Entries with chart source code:
-------------------------
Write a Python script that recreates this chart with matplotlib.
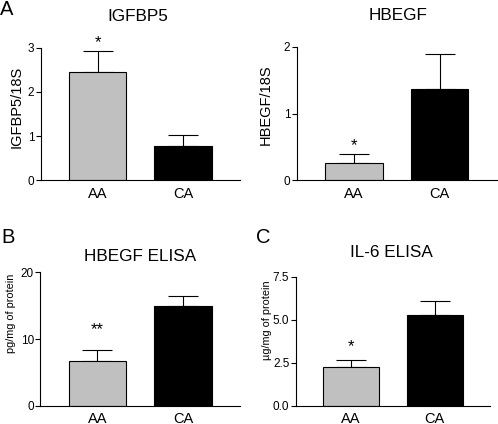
import matplotlib
matplotlib.use("Agg")
import matplotlib.pyplot as plt

plt.rcParams['font.family'] = ['Liberation Sans', 'DejaVu Sans']

groups = ['AA', 'CA']
bar_colors = ['#c0c0c0', '#000000']

igfbp5_mean = [2.45, 0.78]
igfbp5_sem = [0.48, 0.24]
hbegf_mean = [0.265, 1.375]
hbegf_sem = [0.13, 0.525]
hbegf_elisa_mean = [6.75, 14.9]
hbegf_elisa_sem = [1.65, 1.55]
il6_elisa_mean = [2.25, 5.3]
il6_elisa_sem = [0.39, 0.78]

panels = [
    # title, ylabel, means, sems, ylim, yticks, ticklabels, star,
    # axes rect, title pos, star offset, ylabel size, ylabel coords
    ('IGFBP5', 'IGFBP5/18S', igfbp5_mean, igfbp5_sem, (0, 3), [0, 1, 2, 3],
     ['0', '1', '2', '3'], '*', [0.0817, 0.5748, 0.4002, 0.3127],
     (0.276, 0.951), 6, 10.5, (-0.084, 0.553)),
    ('HBEGF', 'HBEGF/18S', hbegf_mean, hbegf_sem, (0, 2), [0, 1, 2],
     ['0', '1', '2'], '*', [0.5958, 0.5748, 0.4016, 0.3144],
     (0.799, 0.953), 6, 10.5, (-0.118, 0.565)),
    ('HBEGF ELISA', 'pg/mg of protein', hbegf_elisa_mean, hbegf_elisa_sem, (0, 20), [0, 10, 20],
     ['0', '10', '20'], '**', [0.0810, 0.0425, 0.4010, 0.3153],
     (0.281, 0.384), 14.5, 7.8, (-0.12, 0.69)),
    ('IL-6 ELISA', 'µg/mg of protein', il6_elisa_mean, il6_elisa_sem, (0, 7.5), [0, 2.5, 5.0, 7.5],
     ['0.0', '2.5', '5.0', '7.5'], '*', [0.5938, 0.0425, 0.3902, 0.3050],
     (0.785, 0.393), 10, 7.8, (-0.12, 0.66)),
]

fig = plt.figure(figsize=(4.98, 4.24), dpi=100)

for (title, ylabel, means, sems, ylim, yticks, ytl, star, rect, tpos,
     star_off, ylsize, ylcoords) in panels:
    ax = fig.add_axes(rect)
    x = list(range(len(groups)))
    ax.bar(x, means, width=0.67, color=bar_colors, edgecolor='black', linewidth=0.8, zorder=2)
    ax.errorbar(x, means, yerr=[[0] * len(sems), sems], fmt='none', ecolor='black',
                elinewidth=0.8, capsize=10.6, capthick=0.8, zorder=1)
    ax.set_xlim(-0.665, 1.665)
    ax.set_ylim(*ylim)
    ax.set_yticks(yticks)
    ax.set_yticklabels(ytl)
    ax.set_xticks(x)
    ax.set_xticklabels(groups, fontsize=10.5)
    ax.tick_params(axis='x', length=0, pad=4.5)
    ax.tick_params(axis='y', length=3.6, width=0.8, labelsize=8.5, pad=1)
    for s in ['top', 'right']:
        ax.spines[s].set_visible(False)
    for s in ['left', 'bottom']:
        ax.spines[s].set_linewidth(0.8)
    ax.set_ylabel(ylabel, fontsize=ylsize)
    ax.yaxis.set_label_coords(*ylcoords)
    # significance star above AA bar
    ax.annotate(star, xy=(0, means[0] + sems[0]), xytext=(0, star_off),
                textcoords='offset points', ha='center', va='center',
                fontsize=12, clip_on=False)
    fig.text(tpos[0], tpos[1], title, ha='center', va='baseline', fontsize=12.3)

fig.text(0.0, 0.9646, 'A', fontsize=14.5, va='baseline', ha='left')
fig.text(0.002, 0.426, 'B', fontsize=14.5, va='baseline', ha='left')
fig.text(0.514, 0.426, 'C', fontsize=14.5, va='baseline', ha='left')

fig.savefig('out.png', dpi=100)
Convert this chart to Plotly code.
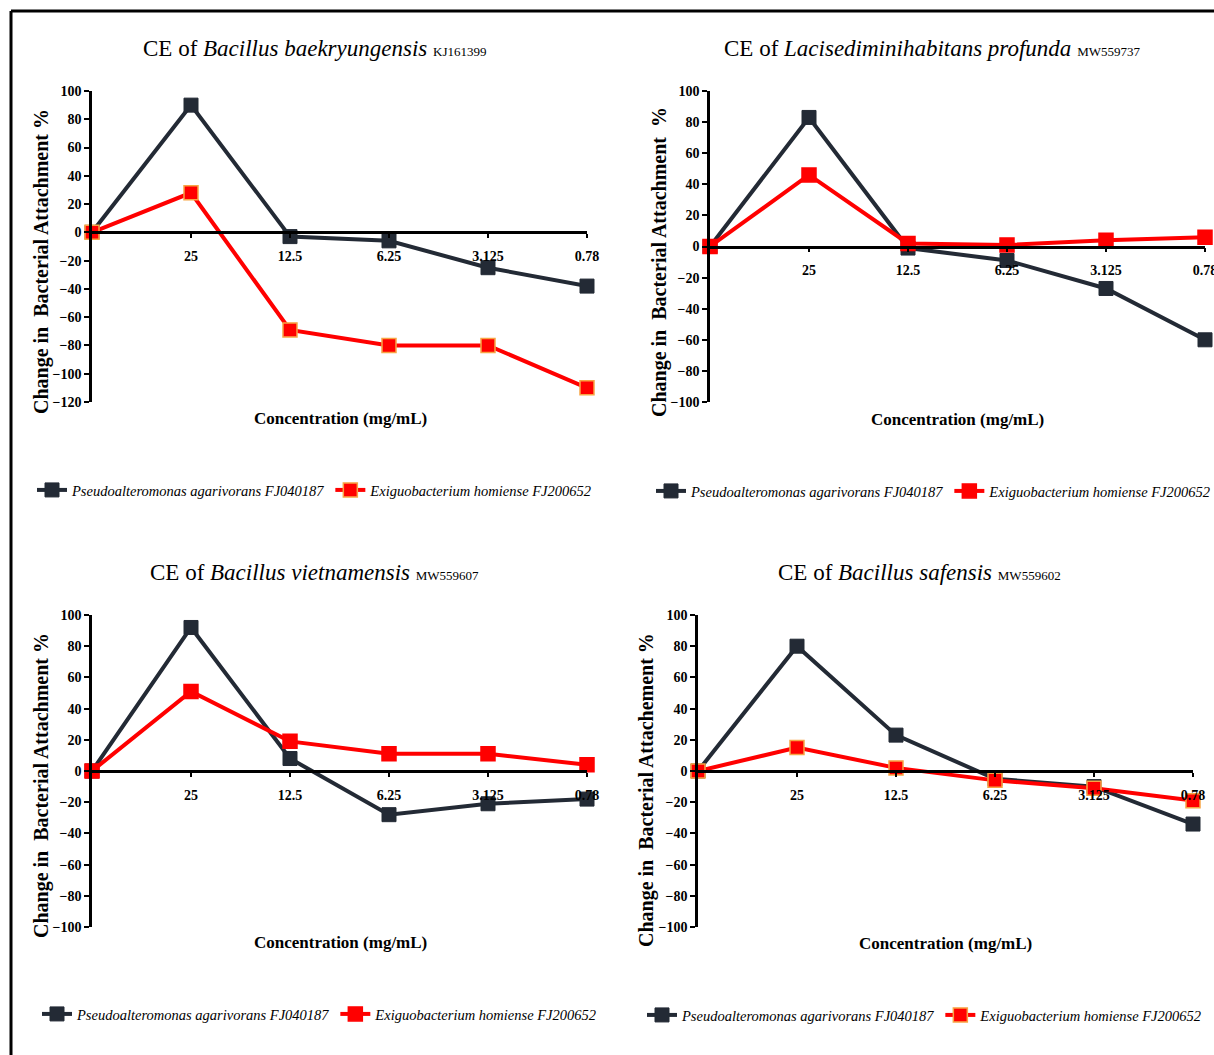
-------------------------
Take the listing and print it again exactly, but without any pictures.

Write a Python script that recreates this chart with matplotlib.
import matplotlib
matplotlib.use("Agg")
import matplotlib.pyplot as plt

plt.rcParams['font.family'] = ['Liberation Sans', 'DejaVu Sans']

groups = ['AA', 'CA']
bar_colors = ['#c0c0c0', '#000000']

igfbp5_mean = [2.45, 0.78]
igfbp5_sem = [0.48, 0.24]
hbegf_mean = [0.265, 1.375]
hbegf_sem = [0.13, 0.525]
hbegf_elisa_mean = [6.75, 14.9]
hbegf_elisa_sem = [1.65, 1.55]
il6_elisa_mean = [2.25, 5.3]
il6_elisa_sem = [0.39, 0.78]

panels = [
    # title, ylabel, means, sems, ylim, yticks, ticklabels, star,
    # axes rect, title pos, star offset, ylabel size, ylabel coords
    ('IGFBP5', 'IGFBP5/18S', igfbp5_mean, igfbp5_sem, (0, 3), [0, 1, 2, 3],
     ['0', '1', '2', '3'], '*', [0.0817, 0.5748, 0.4002, 0.3127],
     (0.276, 0.951), 6, 10.5, (-0.084, 0.553)),
    ('HBEGF', 'HBEGF/18S', hbegf_mean, hbegf_sem, (0, 2), [0, 1, 2],
     ['0', '1', '2'], '*', [0.5958, 0.5748, 0.4016, 0.3144],
     (0.799, 0.953), 6, 10.5, (-0.118, 0.565)),
    ('HBEGF ELISA', 'pg/mg of protein', hbegf_elisa_mean, hbegf_elisa_sem, (0, 20), [0, 10, 20],
     ['0', '10', '20'], '**', [0.0810, 0.0425, 0.4010, 0.3153],
     (0.281, 0.384), 14.5, 7.8, (-0.12, 0.69)),
    ('IL-6 ELISA', 'µg/mg of protein', il6_elisa_mean, il6_elisa_sem, (0, 7.5), [0, 2.5, 5.0, 7.5],
     ['0.0', '2.5', '5.0', '7.5'], '*', [0.5938, 0.0425, 0.3902, 0.3050],
     (0.785, 0.393), 10, 7.8, (-0.12, 0.66)),
]

fig = plt.figure(figsize=(4.98, 4.24), dpi=100)

for (title, ylabel, means, sems, ylim, yticks, ytl, star, rect, tpos,
     star_off, ylsize, ylcoords) in panels:
    ax = fig.add_axes(rect)
    x = list(range(len(groups)))
    ax.bar(x, means, width=0.67, color=bar_colors, edgecolor='black', linewidth=0.8, zorder=2)
    ax.errorbar(x, means, yerr=[[0] * len(sems), sems], fmt='none', ecolor='black',
                elinewidth=0.8, capsize=10.6, capthick=0.8, zorder=1)
    ax.set_xlim(-0.665, 1.665)
    ax.set_ylim(*ylim)
    ax.set_yticks(yticks)
    ax.set_yticklabels(ytl)
    ax.set_xticks(x)
    ax.set_xticklabels(groups, fontsize=10.5)
    ax.tick_params(axis='x', length=0, pad=4.5)
    ax.tick_params(axis='y', length=3.6, width=0.8, labelsize=8.5, pad=1)
    for s in ['top', 'right']:
        ax.spines[s].set_visible(False)
    for s in ['left', 'bottom']:
        ax.spines[s].set_linewidth(0.8)
    ax.set_ylabel(ylabel, fontsize=ylsize)
    ax.yaxis.set_label_coords(*ylcoords)
    # significance star above AA bar
    ax.annotate(star, xy=(0, means[0] + sems[0]), xytext=(0, star_off),
                textcoords='offset points', ha='center', va='center',
                fontsize=12, clip_on=False)
    fig.text(tpos[0], tpos[1], title, ha='center', va='baseline', fontsize=12.3)

fig.text(0.0, 0.9646, 'A', fontsize=14.5, va='baseline', ha='left')
fig.text(0.002, 0.426, 'B', fontsize=14.5, va='baseline', ha='left')
fig.text(0.514, 0.426, 'C', fontsize=14.5, va='baseline', ha='left')

fig.savefig('out.png', dpi=100)
Convert this chart to Plotly code.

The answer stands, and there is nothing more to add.